(Entries from a dataset)
"""

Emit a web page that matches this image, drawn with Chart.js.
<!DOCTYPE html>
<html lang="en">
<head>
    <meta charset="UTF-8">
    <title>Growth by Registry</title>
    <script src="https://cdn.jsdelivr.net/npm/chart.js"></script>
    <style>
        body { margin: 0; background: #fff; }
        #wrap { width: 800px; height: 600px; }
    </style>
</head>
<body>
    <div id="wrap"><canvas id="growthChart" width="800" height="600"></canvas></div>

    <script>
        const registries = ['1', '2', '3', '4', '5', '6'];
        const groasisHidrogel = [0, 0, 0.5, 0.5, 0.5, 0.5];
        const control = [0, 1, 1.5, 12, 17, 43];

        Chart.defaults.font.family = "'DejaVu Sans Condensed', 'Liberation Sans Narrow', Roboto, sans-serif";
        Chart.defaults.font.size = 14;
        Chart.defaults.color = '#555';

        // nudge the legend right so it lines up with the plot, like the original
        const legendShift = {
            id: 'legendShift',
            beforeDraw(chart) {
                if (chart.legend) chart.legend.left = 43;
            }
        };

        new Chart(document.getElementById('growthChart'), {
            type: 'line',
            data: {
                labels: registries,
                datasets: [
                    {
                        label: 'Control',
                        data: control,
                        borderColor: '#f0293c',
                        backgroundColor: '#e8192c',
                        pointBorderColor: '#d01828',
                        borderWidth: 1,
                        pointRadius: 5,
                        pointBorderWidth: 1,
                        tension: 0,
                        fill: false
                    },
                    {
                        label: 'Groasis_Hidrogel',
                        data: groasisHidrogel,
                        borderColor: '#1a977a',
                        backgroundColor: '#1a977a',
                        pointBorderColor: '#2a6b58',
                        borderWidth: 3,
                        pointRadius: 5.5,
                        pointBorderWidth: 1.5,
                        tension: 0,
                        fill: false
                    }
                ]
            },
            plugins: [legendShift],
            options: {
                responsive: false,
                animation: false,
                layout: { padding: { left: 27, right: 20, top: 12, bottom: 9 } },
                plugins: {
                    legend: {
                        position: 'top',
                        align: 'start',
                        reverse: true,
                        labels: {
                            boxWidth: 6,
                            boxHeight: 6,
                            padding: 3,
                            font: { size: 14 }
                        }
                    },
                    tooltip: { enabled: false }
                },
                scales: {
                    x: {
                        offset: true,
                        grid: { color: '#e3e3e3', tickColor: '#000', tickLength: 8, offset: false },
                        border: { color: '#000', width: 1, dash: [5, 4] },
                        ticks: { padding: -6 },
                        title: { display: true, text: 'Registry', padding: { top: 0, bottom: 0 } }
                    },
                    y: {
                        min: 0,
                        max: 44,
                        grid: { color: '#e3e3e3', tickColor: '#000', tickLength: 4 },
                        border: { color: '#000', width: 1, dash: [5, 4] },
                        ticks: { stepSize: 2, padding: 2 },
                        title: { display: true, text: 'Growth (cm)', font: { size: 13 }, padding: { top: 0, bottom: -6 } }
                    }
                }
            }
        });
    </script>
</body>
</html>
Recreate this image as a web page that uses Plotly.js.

"""

_Aim_
Return the material exactly as it stands.

_Answer in full_
Emit a web page that matches this image, drawn with Chart.js.
<!DOCTYPE html>
<html lang="en">
<head>
    <meta charset="UTF-8">
    <title>Growth by Registry</title>
    <script src="https://cdn.jsdelivr.net/npm/chart.js"></script>
    <style>
        body { margin: 0; background: #fff; }
        #wrap { width: 800px; height: 600px; }
    </style>
</head>
<body>
    <div id="wrap"><canvas id="growthChart" width="800" height="600"></canvas></div>

    <script>
        const registries = ['1', '2', '3', '4', '5', '6'];
        const groasisHidrogel = [0, 0, 0.5, 0.5, 0.5, 0.5];
        const control = [0, 1, 1.5, 12, 17, 43];

        Chart.defaults.font.family = "'DejaVu Sans Condensed', 'Liberation Sans Narrow', Roboto, sans-serif";
        Chart.defaults.font.size = 14;
        Chart.defaults.color = '#555';

        // nudge the legend right so it lines up with the plot, like the original
        const legendShift = {
            id: 'legendShift',
            beforeDraw(chart) {
                if (chart.legend) chart.legend.left = 43;
            }
        };

        new Chart(document.getElementById('growthChart'), {
            type: 'line',
            data: {
                labels: registries,
                datasets: [
                    {
                        label: 'Control',
                        data: control,
                        borderColor: '#f0293c',
                        backgroundColor: '#e8192c',
                        pointBorderColor: '#d01828',
                        borderWidth: 1,
                        pointRadius: 5,
                        pointBorderWidth: 1,
                        tension: 0,
                        fill: false
                    },
                    {
                        label: 'Groasis_Hidrogel',
                        data: groasisHidrogel,
                        borderColor: '#1a977a',
                        backgroundColor: '#1a977a',
                        pointBorderColor: '#2a6b58',
                        borderWidth: 3,
                        pointRadius: 5.5,
                        pointBorderWidth: 1.5,
                        tension: 0,
                        fill: false
                    }
                ]
            },
            plugins: [legendShift],
            options: {
                responsive: false,
                animation: false,
                layout: { padding: { left: 27, right: 20, top: 12, bottom: 9 } },
                plugins: {
                    legend: {
                        position: 'top',
                        align: 'start',
                        reverse: true,
                        labels: {
                            boxWidth: 6,
                            boxHeight: 6,
                            padding: 3,
                            font: { size: 14 }
                        }
                    },
                    tooltip: { enabled: false }
                },
                scales: {
                    x: {
                        offset: true,
                        grid: { color: '#e3e3e3', tickColor: '#000', tickLength: 8, offset: false },
                        border: { color: '#000', width: 1, dash: [5, 4] },
                        ticks: { padding: -6 },
                        title: { display: true, text: 'Registry', padding: { top: 0, bottom: 0 } }
                    },
                    y: {
                        min: 0,
                        max: 44,
                        grid: { color: '#e3e3e3', tickColor: '#000', tickLength: 4 },
                        border: { color: '#000', width: 1, dash: [5, 4] },
                        ticks: { stepSize: 2, padding: 2 },
                        title: { display: true, text: 'Growth (cm)', font: { size: 13 }, padding: { top: 0, bottom: -6 } }
                    }
                }
            }
        });
    </script>
</body>
</html>
Recreate this image as a web page that uses Plotly.js.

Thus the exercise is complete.